# DATA SECTION
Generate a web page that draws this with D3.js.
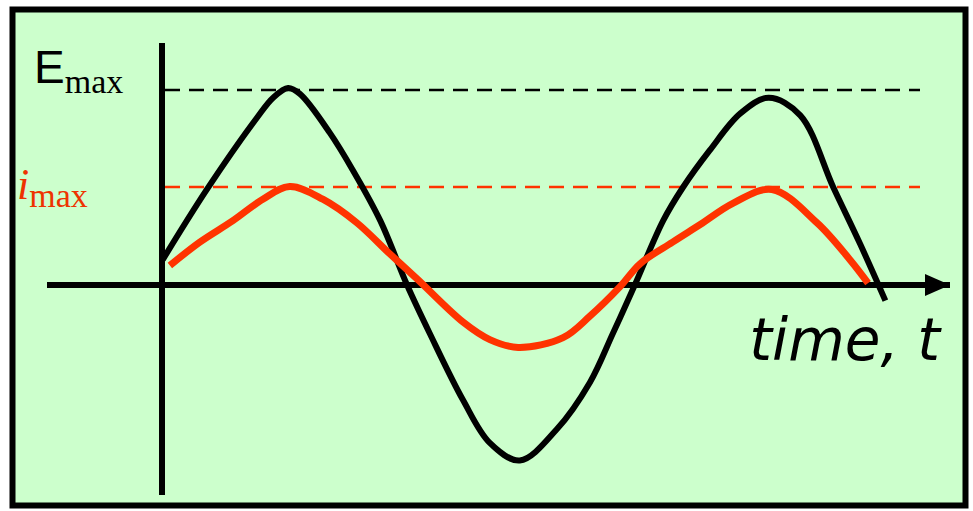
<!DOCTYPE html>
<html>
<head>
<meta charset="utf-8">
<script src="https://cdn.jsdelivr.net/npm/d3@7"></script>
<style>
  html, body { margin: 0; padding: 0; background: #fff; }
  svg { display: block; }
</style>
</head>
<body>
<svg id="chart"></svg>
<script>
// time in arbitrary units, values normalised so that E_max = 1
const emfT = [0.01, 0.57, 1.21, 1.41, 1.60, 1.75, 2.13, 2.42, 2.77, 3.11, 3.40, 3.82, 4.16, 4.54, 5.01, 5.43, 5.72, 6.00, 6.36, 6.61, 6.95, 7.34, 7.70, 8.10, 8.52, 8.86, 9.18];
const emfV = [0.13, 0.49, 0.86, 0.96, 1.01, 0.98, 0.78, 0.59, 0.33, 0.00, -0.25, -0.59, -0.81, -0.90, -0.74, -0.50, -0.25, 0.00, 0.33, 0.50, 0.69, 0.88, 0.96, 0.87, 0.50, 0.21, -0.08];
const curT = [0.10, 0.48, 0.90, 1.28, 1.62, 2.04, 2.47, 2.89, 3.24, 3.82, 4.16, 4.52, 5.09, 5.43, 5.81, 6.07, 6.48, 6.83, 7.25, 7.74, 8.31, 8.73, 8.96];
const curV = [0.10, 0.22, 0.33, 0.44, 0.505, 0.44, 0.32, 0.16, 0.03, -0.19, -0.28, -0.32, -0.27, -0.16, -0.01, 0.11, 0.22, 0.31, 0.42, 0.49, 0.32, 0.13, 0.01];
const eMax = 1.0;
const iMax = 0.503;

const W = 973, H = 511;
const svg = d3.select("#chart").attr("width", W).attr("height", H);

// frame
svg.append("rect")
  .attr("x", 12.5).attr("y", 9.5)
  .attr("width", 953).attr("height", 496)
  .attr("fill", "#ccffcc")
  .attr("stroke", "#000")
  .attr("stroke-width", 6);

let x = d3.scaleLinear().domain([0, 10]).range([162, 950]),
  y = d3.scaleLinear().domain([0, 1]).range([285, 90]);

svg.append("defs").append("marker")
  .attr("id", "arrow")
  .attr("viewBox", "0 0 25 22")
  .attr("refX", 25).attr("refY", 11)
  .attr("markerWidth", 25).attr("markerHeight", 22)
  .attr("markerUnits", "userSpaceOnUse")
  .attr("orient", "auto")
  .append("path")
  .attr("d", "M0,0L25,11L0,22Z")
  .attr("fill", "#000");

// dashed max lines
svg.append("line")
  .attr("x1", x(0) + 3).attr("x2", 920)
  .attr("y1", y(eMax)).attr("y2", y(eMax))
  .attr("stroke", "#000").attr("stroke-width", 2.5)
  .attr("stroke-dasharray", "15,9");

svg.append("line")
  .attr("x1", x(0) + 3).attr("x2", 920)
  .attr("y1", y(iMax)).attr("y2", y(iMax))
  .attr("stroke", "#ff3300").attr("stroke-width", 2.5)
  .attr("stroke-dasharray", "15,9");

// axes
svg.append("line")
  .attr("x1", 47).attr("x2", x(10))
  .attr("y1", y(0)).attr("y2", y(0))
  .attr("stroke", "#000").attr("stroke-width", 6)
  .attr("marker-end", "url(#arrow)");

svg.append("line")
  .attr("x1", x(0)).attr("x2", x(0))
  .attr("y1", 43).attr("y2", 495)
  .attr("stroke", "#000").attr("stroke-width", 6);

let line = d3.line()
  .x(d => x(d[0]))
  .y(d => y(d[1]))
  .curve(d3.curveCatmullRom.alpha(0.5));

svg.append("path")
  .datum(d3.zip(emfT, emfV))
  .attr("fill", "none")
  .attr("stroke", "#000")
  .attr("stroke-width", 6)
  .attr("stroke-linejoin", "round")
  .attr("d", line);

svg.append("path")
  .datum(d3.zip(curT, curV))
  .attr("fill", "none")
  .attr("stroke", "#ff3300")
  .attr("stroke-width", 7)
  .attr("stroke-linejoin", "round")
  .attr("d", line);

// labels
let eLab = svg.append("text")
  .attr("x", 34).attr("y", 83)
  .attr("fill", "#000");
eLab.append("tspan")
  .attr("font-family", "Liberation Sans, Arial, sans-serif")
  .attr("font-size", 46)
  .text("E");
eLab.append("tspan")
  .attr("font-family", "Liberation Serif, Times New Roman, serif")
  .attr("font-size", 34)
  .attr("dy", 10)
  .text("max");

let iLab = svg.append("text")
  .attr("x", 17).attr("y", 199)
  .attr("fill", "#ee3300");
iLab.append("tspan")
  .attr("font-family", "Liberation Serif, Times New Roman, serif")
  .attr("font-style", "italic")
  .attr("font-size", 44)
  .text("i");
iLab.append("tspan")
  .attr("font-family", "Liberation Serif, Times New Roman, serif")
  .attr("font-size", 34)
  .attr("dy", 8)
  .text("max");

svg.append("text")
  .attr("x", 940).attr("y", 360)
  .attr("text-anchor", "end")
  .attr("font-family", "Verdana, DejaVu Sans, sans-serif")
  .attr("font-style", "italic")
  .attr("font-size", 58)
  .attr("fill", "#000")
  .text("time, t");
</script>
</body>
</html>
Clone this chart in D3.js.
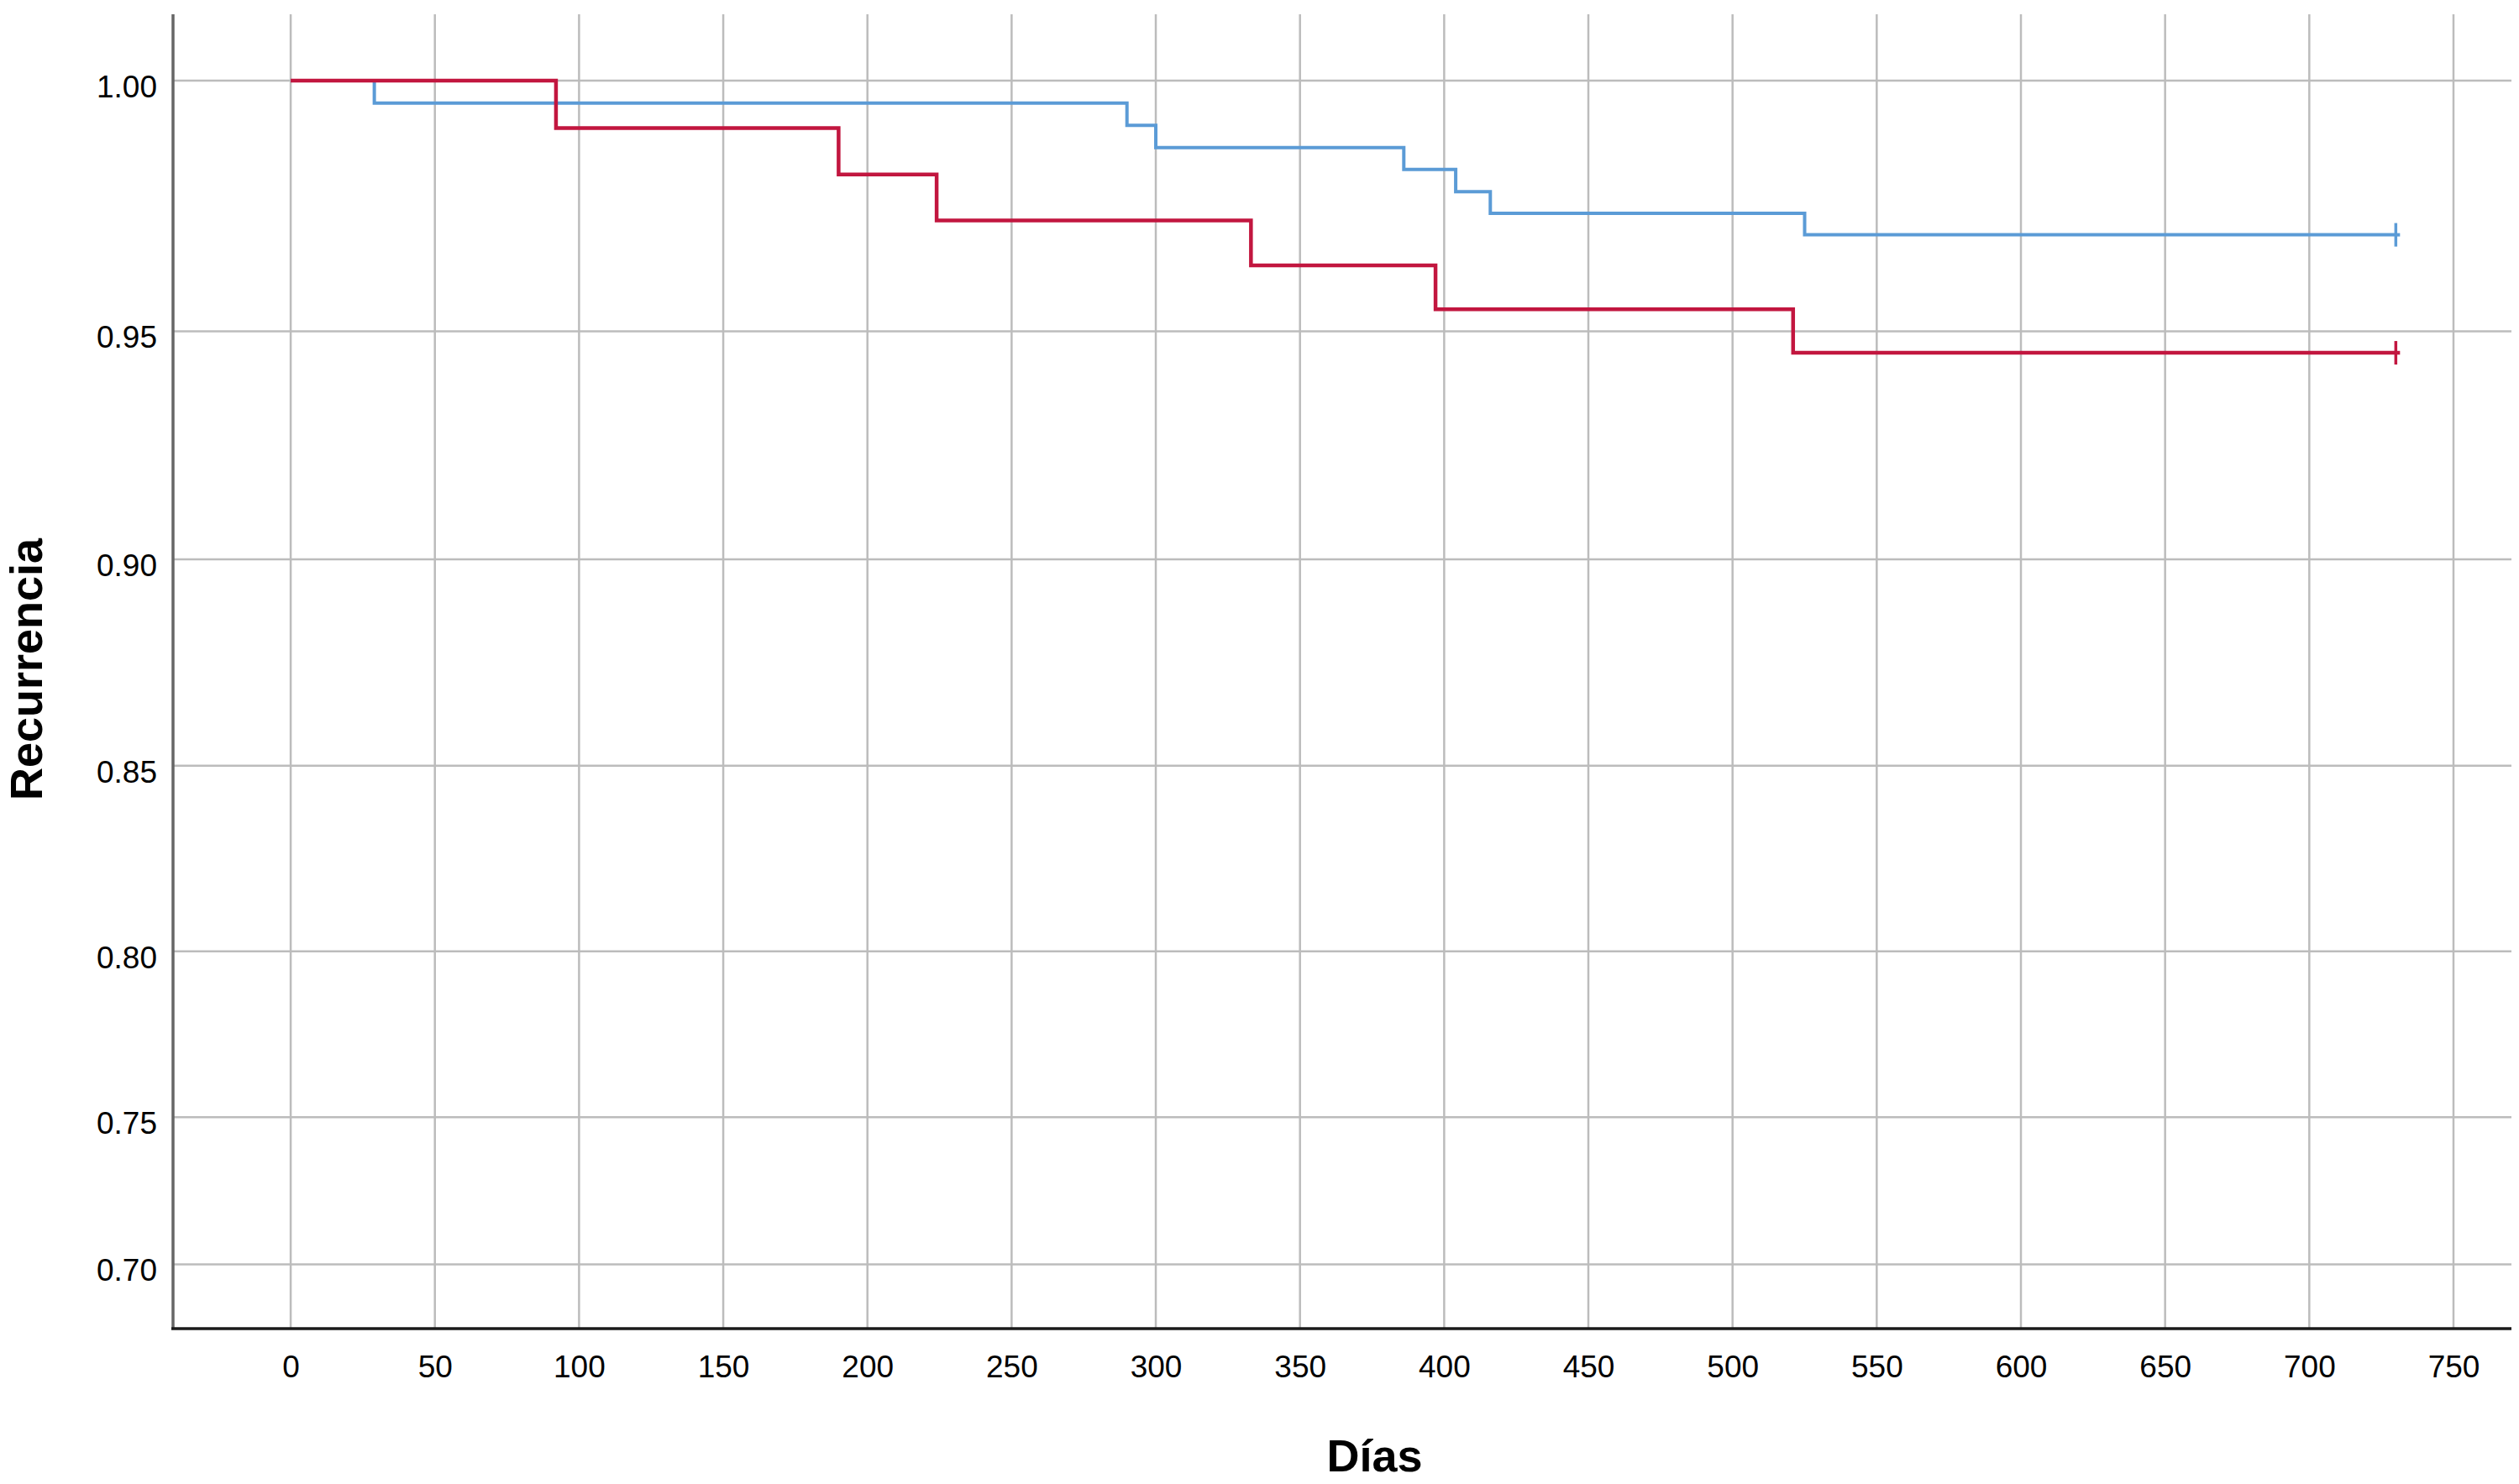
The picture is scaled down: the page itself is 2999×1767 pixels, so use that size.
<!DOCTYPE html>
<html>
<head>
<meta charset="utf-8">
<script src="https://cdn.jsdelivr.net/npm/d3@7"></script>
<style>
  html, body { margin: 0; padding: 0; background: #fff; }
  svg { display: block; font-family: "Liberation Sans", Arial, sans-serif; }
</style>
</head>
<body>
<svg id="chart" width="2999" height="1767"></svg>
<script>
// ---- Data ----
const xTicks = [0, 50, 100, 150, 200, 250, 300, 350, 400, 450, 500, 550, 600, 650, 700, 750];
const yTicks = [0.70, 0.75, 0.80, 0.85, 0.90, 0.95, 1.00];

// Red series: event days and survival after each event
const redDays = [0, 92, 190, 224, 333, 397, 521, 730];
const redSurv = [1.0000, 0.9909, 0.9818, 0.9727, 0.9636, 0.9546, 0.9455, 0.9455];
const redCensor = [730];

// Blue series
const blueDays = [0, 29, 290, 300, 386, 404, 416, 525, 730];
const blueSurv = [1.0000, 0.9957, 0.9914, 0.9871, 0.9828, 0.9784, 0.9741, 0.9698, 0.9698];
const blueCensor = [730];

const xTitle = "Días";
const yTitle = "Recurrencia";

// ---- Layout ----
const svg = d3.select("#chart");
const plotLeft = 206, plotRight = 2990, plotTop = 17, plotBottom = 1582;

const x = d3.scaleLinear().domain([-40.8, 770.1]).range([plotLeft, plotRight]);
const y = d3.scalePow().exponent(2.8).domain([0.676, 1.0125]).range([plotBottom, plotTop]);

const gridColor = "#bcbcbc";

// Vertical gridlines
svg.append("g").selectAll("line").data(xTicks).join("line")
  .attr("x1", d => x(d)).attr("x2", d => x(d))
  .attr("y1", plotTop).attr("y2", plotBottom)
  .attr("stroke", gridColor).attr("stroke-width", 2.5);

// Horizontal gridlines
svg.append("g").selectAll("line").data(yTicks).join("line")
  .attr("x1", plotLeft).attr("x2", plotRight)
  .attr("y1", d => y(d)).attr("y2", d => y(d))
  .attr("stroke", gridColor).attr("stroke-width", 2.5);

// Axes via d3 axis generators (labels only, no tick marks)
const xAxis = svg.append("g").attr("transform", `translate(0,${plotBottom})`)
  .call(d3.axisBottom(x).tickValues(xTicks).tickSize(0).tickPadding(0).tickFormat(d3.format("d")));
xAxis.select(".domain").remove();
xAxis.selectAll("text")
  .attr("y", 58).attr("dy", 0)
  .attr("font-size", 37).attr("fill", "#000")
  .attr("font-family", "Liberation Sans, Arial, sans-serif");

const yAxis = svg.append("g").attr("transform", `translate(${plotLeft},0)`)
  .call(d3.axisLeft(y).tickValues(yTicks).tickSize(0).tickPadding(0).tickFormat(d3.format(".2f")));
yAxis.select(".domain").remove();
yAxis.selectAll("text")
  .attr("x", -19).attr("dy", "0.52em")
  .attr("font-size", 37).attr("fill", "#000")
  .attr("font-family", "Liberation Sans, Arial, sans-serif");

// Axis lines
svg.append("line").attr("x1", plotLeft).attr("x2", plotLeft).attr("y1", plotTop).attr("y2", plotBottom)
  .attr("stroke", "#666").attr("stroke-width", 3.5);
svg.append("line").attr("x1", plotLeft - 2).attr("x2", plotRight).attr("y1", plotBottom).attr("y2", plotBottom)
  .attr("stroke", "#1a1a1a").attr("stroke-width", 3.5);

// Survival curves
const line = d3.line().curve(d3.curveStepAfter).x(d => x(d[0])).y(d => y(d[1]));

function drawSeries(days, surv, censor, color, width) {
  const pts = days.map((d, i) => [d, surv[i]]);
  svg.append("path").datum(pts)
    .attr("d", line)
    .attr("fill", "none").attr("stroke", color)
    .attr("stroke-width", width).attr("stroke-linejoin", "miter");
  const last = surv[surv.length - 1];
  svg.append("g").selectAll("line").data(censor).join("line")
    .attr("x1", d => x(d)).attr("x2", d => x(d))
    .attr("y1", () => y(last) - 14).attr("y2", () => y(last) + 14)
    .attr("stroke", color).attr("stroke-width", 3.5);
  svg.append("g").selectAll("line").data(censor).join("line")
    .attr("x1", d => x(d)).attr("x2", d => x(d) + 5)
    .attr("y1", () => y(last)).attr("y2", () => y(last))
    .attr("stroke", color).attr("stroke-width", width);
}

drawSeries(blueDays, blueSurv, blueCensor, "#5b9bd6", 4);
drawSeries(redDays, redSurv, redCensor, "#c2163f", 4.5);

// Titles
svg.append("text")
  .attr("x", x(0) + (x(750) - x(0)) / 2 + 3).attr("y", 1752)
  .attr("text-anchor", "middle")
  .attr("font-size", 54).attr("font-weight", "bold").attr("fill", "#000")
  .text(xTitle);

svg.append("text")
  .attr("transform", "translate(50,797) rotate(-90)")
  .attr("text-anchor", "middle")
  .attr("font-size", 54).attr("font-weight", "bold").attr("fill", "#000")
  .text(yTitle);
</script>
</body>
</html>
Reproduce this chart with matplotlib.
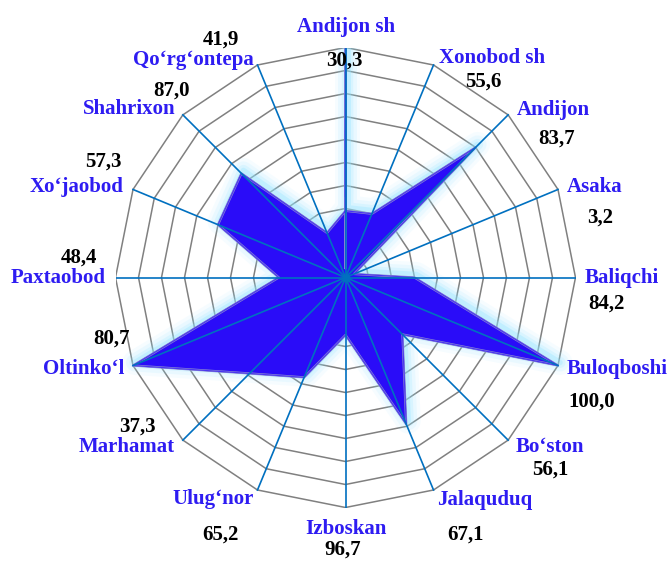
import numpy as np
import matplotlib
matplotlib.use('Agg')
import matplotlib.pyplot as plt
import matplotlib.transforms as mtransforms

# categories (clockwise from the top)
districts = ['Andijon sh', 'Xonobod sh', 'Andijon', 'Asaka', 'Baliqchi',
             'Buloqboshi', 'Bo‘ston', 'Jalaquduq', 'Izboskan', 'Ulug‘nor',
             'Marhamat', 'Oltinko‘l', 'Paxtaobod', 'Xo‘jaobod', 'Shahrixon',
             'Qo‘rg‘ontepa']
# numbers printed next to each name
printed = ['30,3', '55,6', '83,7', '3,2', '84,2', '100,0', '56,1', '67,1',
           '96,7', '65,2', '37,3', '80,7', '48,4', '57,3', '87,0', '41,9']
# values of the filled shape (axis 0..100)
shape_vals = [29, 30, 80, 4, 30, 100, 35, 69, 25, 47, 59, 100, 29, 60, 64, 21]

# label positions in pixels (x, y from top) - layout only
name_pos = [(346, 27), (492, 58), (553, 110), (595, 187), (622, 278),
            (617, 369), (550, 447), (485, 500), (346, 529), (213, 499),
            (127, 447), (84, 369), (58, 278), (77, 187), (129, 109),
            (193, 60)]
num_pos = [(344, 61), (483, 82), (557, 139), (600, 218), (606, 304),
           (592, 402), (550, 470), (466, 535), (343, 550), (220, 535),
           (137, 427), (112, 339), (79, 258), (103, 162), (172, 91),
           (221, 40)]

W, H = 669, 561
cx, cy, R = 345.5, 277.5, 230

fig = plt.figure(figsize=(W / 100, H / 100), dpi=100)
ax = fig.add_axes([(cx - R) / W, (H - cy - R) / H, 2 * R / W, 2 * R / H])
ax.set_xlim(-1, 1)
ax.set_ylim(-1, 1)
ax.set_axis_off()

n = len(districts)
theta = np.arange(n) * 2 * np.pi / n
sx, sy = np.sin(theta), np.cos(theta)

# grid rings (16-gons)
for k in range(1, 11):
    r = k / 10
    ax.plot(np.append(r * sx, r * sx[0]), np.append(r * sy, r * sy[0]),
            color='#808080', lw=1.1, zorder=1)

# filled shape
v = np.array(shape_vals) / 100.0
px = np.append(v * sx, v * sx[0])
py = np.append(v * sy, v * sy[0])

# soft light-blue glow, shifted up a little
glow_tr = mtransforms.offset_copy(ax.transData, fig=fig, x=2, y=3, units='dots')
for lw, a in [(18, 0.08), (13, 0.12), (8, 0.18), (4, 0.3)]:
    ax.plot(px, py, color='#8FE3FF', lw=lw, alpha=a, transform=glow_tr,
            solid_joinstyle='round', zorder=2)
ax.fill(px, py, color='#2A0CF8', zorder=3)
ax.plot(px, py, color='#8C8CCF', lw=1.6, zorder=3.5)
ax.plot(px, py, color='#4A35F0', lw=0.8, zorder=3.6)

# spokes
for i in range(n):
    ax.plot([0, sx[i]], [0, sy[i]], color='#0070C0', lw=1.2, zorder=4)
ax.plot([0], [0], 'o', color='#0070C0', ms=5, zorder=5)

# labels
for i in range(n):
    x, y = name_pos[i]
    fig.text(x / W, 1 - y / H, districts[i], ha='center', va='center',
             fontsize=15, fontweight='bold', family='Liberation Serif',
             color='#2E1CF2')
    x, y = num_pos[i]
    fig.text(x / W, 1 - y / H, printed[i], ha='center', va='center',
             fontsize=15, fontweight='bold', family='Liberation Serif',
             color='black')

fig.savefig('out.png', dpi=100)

# INSTRUCTIONS TO FOLLOW
Go to the line containing "Clone this chart in D3.js." and copy exactly from there through the line containing "const redCensor = [730];", both included, and nothing more. Pictures are excluded.

# SOLVED PROBLEM
Clone this chart in D3.js.
The picture is scaled down: the page itself is 2999×1767 pixels, so use that size.
<!DOCTYPE html>
<html>
<head>
<meta charset="utf-8">
<script src="https://cdn.jsdelivr.net/npm/d3@7"></script>
<style>
  html, body { margin: 0; padding: 0; background: #fff; }
  svg { display: block; font-family: "Liberation Sans", Arial, sans-serif; }
</style>
</head>
<body>
<svg id="chart" width="2999" height="1767"></svg>
<script>
// ---- Data ----
const xTicks = [0, 50, 100, 150, 200, 250, 300, 350, 400, 450, 500, 550, 600, 650, 700, 750];
const yTicks = [0.70, 0.75, 0.80, 0.85, 0.90, 0.95, 1.00];

// Red series: event days and survival after each event
const redDays = [0, 92, 190, 224, 333, 397, 521, 730];
const redSurv = [1.0000, 0.9909, 0.9818, 0.9727, 0.9636, 0.9546, 0.9455, 0.9455];
const redCensor = [730];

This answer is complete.